You can view a website for your business in a couple of ways:

  1. As a cost; a necessary evil that all your competitors have, so you’d better have one too.
  2. As an investment; it will either be your online brochure or a way of your customers buying things from you, but either way it will make you more visible to the rising number of people who get information online.

So how do they get treated for tax purposes?

Well the treatment is driven by how it is used.

If it is an online brochure, the ‘online presence’ type, you can argue that it should be treated the same as marketing.  In this way, although you may get an ongoing benefit, the whole cost is treated as an expense, which will then appear on your profit and loss account as a cost.  This tends to fit in with the amount of expenditure, as it may cost a couple of hundred pounds.
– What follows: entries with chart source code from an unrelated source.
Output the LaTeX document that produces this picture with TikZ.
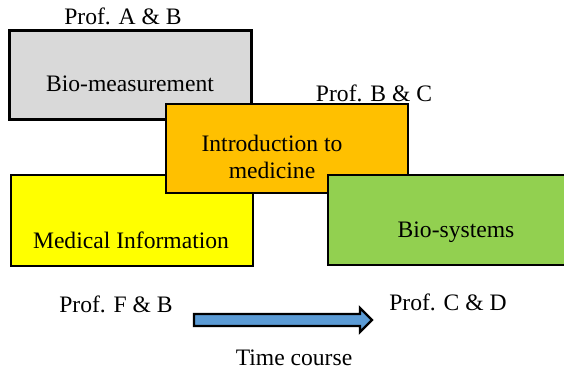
\documentclass[tikz,border=0pt]{standalone}
\usepackage{fontspec}
\setmainfont{Liberation Serif}

\begin{document}
\begin{tikzpicture}
		[x=0.5pt,y=-0.5pt,line join=miter,
		%Styles
		course box/.style={rectangle,draw=black,line width=1.2pt,fill=#1,
			minimum width=121pt,minimum height=44.5pt,inner sep=0pt},
		course text/.style={align=center,inner sep=0pt},
		prof text/.style={inner sep=0pt},
		time arrow/.style={draw=black,line width=1.2pt,fill=arrowblue},
		font=\fontsize{11.8}{13.5}\selectfont
		]
		
		%Colors
		\definecolor{boxgray}{RGB}{217,217,217}
		\definecolor{boxorange}{RGB}{255,192,0}
		\definecolor{boxyellow}{RGB}{255,255,0}
		\definecolor{boxgreen}{RGB}{146,208,80}
		\definecolor{arrowblue}{RGB}{91,155,213}
		
		\path[use as bounding box,clip] (0,0) rectangle (564,372);
		
		%The graphic
		\node[course box=boxgray] (meas) at (130.5,75) {};
		\node[course text] (meastxt) at (130,84) {Bio-measurement};
		\node[course box=boxyellow,minimum height=45.5pt] (info) at (132,220.5) {};
		\node[course text] (infotxt) at (131,240) {Medical Information};
		\node[course box=boxorange] (intro) at (287,148.5) {};
		\node[course text] (introtxt) at (272,157) {Introduction to\\medicine};
		\node[course box=boxgreen,minimum height=45pt,anchor=west,minimum width=140pt] (sys) at (327,220) {};
		\node[course text] (systxt) at (456,232) {Bio-systems};
		
		\node[prof text] (profab) at (123,16) {Prof. A \& B};
		\node[prof text] (profbc) at (374,93) {Prof. B \& C};
		\node[prof text] (proffb) at (116,304) {Prof. F \& B};
		\node[prof text] (profcd) at (448,302) {Prof. C \& D};
		
		%Time arrow
		\draw[time arrow] (194,314) -- (360,314) -- (360,308) -- (372,320)
			-- (360,332) -- (360,326) -- (194,326) -- cycle;
		\node[prof text] (coursetxt) at (294,358) {Time course};
	\end{tikzpicture}
\end{document}
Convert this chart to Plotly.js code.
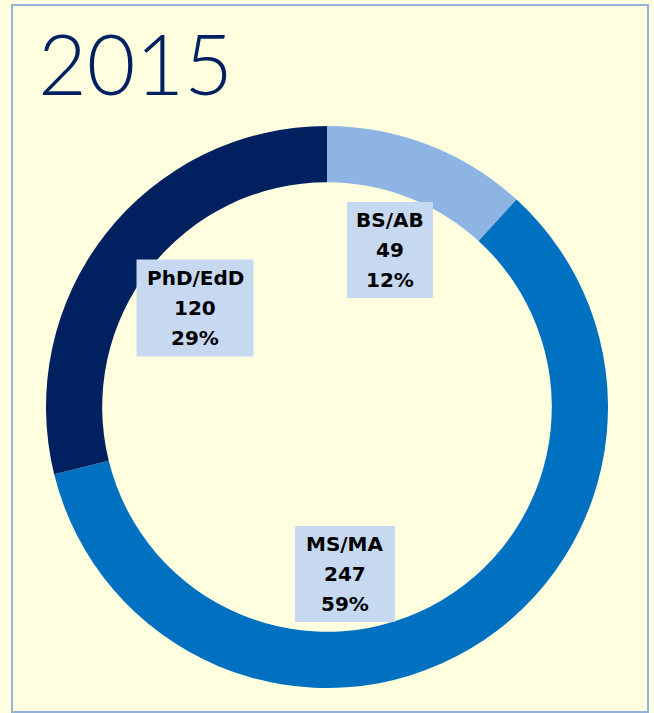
<!DOCTYPE html>
<html>
<head>
<meta charset="utf-8">
<script src="https://cdn.plot.ly/plotly-3.0.1.min.js"></script>
<style>html,body{margin:0;padding:0;background:#FFFFE0;}#chart{width:654px;height:713px;}</style>
</head>
<body>
<div id="chart"></div>
<script>
var categories = ['BS/AB', 'MS/MA', 'PhD/EdD'];
var counts = [49, 247, 120];
var percentLabels = ['12%', '59%', '29%'];
var colors = ['#8DB4E2', '#0070C0', '#002060'];
var chartTitle = '2015';

var W = 654, H = 713;
var cx = 327, cy = 407, R = 281;

var trace = {
  type: 'pie',
  labels: categories,
  values: counts,
  hole: 0.8,
  sort: false,
  direction: 'clockwise',
  rotation: 0,
  textinfo: 'none',
  hoverinfo: 'none',
  marker: {colors: colors, line: {width: 0}},
  domain: {x: [(cx - R) / W, (cx + R) / W], y: [1 - (cy + R) / H, 1 - (cy - R) / H]},
  showlegend: false
};

var boxPos = [
  {x: 390, y: 250, w: 86, h: 96},
  {x: 345, y: 574, w: 100, h: 96},
  {x: 195, y: 308, w: 117, h: 97}
];

var annotations = [];
var shapes = [{
  type: 'rect', xref: 'paper', yref: 'paper',
  x0: 12 / W, x1: 648 / W, y0: 1 - 712 / H, y1: 1 - 5 / H,
  line: {color: '#95B3D7', width: 2}, fillcolor: 'rgba(0,0,0,0)', layer: 'below'
}];
var lineOffsets = [-30, 0, 30];
categories.forEach(function (c, i) {
  var b = boxPos[i];
  shapes.push({
    type: 'rect', xref: 'paper', yref: 'paper',
    x0: (b.x - b.w / 2) / W, x1: (b.x + b.w / 2) / W,
    y0: 1 - (b.y + b.h / 2) / H, y1: 1 - (b.y - b.h / 2) / H,
    line: {width: 0}, fillcolor: '#C6D9F1', layer: 'above'
  });
  var lines = [c, String(counts[i]), percentLabels[i]];
  lines.forEach(function (t, k) {
    annotations.push({
      xref: 'paper', yref: 'paper',
      x: b.x / W, y: 1 - (b.y + lineOffsets[k]) / H,
      xanchor: 'center', yanchor: 'middle',
      text: '<b>' + t + '</b>',
      showarrow: false,
      font: {family: 'DejaVu Sans, sans-serif', size: 20, color: '#000000'}
    });
  });
});

var layout = {
  width: W, height: H,
  margin: {l: 0, r: 0, t: 0, b: 0},
  paper_bgcolor: '#FFFFE0',
  plot_bgcolor: '#FFFFE0',
  title: {
    text: chartTitle,
    x: 38 / W, xanchor: 'left', xref: 'paper',
    y: 1 - 36 / H, yanchor: 'top', yref: 'paper',
    font: {family: 'Lato, sans-serif', size: 84, color: '#002060', weight: 300}
  },
  annotations: annotations,
  shapes: shapes
};

Plotly.newPlot('chart', [trace], layout, {staticPlot: true, displayModeBar: false});
</script>
</body>
</html>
However, if it is an e-commerce website, there is a considerable amount of work going on, and inevitably cost, so it would be capitalised and appear on the balance sheet of your business as an asset, which is then depreciated over it’s useful estimated life (which could be 3-5 years).  For tax purposes, it would benefit from the Annual Investment Allowance and may all receive full tax relief.

The difference between the two approaches is virtually nonexistent for tax purposes – as the business may receive full tax relief using either method – although for accounting purposes, the ‘capitalised’ option removes the cost from the profit and loss account in one hit, with it being written off over several years.  This is an important aspect for a new business which may be seeking to improve profits in the first couple of years.